Source records
□ □ □

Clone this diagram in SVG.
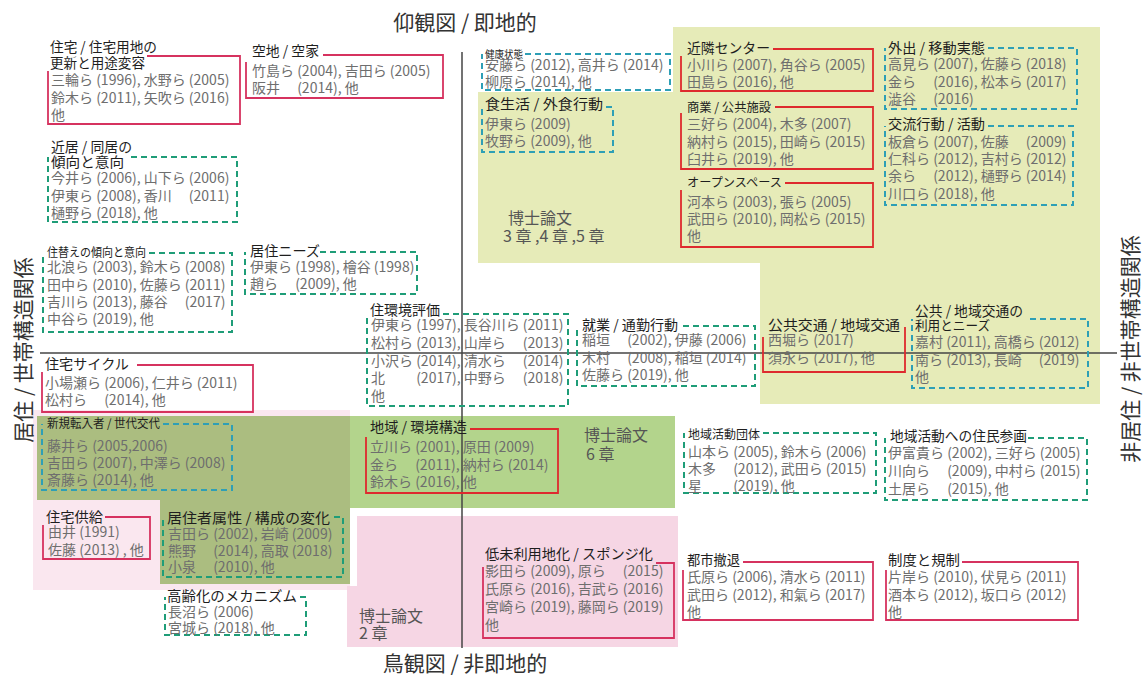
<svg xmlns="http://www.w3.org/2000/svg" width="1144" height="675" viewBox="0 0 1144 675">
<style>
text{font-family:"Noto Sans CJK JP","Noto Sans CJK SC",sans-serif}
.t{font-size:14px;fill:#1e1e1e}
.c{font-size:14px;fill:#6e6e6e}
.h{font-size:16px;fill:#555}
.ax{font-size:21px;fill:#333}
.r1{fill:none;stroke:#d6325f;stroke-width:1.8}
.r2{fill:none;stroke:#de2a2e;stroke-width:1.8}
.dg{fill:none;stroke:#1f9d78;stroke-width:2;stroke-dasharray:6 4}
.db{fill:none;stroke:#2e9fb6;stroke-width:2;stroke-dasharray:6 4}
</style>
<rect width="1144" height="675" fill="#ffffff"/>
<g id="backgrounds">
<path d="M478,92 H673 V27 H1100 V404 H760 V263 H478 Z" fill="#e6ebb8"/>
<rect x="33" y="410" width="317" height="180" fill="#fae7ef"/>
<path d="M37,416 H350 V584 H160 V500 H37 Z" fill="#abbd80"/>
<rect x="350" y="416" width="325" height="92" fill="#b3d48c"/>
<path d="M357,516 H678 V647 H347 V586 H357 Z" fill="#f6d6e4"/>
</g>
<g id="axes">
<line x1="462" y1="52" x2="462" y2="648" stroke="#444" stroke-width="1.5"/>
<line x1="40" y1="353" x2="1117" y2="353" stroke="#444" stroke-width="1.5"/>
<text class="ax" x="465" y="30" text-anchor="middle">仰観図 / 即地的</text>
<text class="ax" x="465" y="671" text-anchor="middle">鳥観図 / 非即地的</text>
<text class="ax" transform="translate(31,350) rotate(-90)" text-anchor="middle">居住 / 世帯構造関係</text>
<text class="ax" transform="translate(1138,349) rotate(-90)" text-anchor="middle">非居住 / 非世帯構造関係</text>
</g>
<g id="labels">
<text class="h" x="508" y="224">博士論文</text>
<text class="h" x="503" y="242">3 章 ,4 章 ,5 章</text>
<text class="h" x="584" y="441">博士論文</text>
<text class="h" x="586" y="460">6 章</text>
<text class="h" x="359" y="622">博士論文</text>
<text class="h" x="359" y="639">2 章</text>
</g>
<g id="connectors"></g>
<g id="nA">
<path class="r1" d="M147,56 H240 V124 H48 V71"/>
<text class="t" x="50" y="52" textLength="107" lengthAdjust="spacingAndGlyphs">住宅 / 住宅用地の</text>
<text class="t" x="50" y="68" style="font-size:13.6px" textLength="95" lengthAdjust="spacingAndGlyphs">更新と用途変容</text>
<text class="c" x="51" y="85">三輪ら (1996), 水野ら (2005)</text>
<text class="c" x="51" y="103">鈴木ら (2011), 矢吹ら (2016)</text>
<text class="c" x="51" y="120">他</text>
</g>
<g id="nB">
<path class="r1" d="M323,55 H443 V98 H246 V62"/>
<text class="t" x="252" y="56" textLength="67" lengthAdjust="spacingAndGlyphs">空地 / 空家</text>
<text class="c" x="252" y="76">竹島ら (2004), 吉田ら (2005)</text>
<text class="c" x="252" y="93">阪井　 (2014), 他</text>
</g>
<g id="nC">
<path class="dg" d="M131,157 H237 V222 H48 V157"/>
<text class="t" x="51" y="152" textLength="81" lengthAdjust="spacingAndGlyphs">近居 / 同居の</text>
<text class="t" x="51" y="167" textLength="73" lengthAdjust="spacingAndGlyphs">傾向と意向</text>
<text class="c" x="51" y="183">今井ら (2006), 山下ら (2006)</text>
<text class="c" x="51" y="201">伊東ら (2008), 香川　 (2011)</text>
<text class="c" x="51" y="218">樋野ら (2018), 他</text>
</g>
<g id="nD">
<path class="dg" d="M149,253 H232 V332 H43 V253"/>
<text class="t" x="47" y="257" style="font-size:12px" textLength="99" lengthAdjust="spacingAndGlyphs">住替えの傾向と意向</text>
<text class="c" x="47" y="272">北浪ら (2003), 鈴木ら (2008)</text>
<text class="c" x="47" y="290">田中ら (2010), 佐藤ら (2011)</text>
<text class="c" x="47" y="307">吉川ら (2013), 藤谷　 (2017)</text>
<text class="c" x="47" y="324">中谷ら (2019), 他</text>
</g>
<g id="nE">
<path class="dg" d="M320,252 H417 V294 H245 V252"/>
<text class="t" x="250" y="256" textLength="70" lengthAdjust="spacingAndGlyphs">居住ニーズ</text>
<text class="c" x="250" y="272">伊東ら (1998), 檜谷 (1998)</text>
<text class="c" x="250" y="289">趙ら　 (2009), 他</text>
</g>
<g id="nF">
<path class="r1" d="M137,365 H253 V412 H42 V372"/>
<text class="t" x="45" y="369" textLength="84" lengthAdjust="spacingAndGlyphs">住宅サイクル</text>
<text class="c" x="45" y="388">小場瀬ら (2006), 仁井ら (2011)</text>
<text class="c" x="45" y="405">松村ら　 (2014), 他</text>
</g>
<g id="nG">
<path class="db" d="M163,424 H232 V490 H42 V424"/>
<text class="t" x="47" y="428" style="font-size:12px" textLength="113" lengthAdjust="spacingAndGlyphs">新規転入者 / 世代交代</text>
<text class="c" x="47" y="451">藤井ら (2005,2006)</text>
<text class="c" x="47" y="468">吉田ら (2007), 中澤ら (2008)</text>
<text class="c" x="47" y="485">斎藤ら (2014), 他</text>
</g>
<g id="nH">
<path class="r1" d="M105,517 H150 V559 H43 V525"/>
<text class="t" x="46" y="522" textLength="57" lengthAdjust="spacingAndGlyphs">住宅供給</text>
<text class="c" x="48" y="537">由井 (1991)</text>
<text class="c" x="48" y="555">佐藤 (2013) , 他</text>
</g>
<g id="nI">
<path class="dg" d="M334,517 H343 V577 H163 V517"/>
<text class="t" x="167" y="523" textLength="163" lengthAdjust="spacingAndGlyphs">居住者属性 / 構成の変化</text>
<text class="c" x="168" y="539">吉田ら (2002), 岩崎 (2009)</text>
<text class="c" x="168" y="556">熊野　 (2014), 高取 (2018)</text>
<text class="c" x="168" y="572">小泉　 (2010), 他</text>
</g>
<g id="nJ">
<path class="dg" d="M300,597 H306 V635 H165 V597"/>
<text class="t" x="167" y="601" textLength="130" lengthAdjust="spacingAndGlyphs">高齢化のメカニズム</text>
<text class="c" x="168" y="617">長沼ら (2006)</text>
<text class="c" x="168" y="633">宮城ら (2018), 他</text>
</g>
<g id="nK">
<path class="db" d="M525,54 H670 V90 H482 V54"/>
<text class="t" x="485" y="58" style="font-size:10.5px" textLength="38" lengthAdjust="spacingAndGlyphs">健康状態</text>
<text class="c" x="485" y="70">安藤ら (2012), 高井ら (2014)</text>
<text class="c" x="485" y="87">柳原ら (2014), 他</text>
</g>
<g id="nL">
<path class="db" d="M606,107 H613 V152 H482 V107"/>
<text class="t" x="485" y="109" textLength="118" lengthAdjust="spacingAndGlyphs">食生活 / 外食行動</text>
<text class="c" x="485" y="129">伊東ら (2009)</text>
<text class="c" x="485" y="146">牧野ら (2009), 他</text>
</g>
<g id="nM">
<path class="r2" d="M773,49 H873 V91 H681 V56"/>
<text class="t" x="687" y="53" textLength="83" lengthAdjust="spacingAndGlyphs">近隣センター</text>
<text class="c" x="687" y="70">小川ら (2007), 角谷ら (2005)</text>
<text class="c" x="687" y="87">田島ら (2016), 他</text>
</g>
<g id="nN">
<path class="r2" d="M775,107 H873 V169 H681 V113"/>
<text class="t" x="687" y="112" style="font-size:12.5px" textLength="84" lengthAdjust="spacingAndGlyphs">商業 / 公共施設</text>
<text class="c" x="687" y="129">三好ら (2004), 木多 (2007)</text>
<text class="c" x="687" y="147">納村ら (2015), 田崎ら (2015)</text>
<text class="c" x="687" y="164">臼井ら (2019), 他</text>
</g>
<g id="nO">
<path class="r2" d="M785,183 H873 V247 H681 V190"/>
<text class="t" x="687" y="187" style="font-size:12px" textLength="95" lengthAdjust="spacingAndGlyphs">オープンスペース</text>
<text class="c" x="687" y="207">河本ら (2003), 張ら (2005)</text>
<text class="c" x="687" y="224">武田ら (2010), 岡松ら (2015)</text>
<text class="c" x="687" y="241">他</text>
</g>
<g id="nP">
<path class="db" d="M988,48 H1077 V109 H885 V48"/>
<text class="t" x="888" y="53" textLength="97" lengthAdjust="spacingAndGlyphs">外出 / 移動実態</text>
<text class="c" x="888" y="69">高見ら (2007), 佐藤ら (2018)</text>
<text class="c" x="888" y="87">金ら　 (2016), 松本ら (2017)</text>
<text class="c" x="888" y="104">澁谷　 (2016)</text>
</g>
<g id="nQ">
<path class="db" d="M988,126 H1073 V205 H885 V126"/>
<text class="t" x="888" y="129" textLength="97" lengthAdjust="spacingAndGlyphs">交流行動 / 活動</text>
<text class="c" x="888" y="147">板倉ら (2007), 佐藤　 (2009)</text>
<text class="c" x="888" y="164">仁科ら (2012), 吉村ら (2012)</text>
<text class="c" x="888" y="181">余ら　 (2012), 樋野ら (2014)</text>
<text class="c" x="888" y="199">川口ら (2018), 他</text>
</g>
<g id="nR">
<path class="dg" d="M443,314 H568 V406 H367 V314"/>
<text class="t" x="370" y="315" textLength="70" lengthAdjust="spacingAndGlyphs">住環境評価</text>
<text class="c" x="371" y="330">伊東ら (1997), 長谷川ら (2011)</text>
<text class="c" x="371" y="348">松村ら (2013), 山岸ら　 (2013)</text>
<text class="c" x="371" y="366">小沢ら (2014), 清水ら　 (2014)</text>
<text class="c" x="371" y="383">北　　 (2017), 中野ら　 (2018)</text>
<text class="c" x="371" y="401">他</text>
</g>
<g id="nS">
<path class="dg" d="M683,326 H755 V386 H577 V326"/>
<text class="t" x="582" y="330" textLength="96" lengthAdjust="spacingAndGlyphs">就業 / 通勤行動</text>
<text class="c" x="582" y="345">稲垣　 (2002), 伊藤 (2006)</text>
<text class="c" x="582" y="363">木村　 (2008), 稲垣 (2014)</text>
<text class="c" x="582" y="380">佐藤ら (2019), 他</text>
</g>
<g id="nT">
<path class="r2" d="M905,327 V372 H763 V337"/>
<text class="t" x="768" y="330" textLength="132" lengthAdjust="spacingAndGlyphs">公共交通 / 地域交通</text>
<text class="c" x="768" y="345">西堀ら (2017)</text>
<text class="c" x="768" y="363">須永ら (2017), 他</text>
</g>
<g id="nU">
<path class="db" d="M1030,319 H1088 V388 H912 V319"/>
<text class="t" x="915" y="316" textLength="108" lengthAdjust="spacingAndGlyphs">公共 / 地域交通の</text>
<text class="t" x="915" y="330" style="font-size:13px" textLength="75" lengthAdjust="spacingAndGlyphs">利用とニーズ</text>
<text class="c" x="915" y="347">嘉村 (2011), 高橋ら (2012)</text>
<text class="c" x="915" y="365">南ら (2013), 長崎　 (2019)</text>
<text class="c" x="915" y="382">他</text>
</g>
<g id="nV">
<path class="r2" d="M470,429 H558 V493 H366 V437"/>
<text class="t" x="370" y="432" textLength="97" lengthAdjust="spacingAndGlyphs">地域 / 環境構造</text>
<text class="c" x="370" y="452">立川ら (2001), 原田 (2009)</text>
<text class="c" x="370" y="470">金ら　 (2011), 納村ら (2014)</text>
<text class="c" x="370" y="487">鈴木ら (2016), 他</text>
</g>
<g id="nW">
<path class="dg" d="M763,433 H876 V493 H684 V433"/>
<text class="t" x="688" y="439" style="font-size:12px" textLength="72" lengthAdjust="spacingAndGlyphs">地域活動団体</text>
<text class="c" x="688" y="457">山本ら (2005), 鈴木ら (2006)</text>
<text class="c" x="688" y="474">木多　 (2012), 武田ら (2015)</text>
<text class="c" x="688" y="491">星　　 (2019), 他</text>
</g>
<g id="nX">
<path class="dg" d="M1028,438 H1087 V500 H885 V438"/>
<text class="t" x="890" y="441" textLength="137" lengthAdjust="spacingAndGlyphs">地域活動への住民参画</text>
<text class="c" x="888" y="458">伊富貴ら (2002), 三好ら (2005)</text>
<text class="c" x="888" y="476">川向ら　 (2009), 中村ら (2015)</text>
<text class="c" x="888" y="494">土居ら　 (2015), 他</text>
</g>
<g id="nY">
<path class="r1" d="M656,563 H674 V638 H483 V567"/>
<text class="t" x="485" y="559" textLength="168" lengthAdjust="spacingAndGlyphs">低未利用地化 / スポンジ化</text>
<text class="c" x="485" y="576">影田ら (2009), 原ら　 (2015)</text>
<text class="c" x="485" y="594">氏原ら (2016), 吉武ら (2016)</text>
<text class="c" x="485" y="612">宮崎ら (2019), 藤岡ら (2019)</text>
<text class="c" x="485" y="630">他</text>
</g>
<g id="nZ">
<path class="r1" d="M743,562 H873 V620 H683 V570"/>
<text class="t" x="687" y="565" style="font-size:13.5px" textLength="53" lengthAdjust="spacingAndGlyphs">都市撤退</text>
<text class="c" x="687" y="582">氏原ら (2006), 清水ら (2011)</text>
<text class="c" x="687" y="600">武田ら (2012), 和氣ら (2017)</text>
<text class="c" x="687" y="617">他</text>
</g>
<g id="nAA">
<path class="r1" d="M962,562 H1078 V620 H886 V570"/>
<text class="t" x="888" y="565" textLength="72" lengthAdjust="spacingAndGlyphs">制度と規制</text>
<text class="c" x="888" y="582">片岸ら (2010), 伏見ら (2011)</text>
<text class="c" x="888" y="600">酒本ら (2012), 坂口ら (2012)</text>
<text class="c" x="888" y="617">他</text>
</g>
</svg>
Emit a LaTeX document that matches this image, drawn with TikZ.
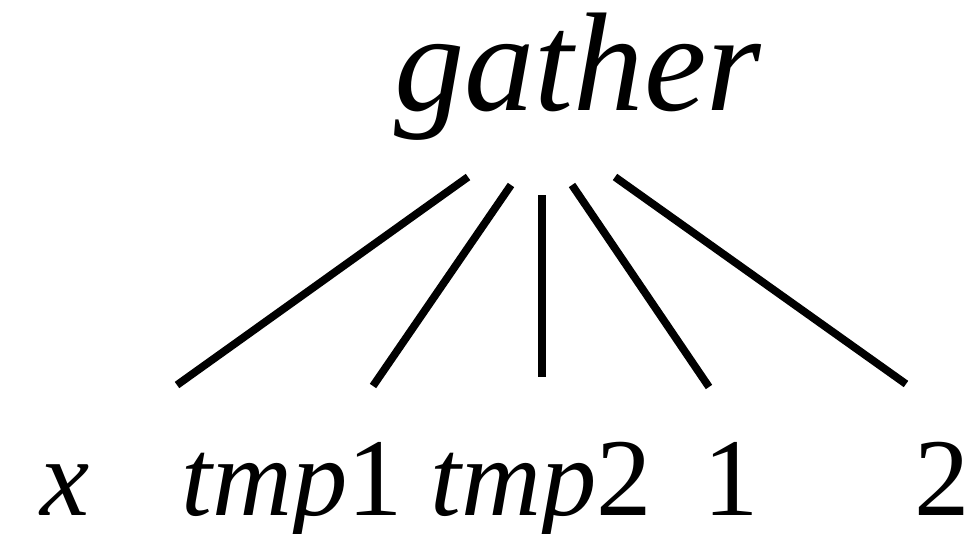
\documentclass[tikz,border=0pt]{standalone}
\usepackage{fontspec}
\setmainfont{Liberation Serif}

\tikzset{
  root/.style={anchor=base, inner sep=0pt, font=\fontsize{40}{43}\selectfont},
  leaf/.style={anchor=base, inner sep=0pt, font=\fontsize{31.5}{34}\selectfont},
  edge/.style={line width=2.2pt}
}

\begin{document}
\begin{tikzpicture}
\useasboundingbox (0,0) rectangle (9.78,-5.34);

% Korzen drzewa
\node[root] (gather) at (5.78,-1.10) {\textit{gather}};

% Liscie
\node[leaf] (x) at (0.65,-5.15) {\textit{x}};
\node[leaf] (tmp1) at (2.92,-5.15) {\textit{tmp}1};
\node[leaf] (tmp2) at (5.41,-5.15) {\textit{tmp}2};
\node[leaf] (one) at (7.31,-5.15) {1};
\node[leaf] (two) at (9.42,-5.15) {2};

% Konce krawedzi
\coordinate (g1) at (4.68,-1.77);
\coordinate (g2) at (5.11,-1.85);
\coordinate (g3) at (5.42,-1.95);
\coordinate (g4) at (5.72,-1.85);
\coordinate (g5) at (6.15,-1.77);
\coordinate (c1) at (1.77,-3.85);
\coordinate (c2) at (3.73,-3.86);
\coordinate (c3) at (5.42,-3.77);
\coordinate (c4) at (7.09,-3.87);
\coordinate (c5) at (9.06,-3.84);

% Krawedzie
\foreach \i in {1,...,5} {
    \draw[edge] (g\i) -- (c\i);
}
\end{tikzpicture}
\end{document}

□ □ □

Scan the listing above and identify each line holding the string "this"; copy every such line.

Clone this diagram in SVG.
Emit a LaTeX document that matches this image, drawn with TikZ.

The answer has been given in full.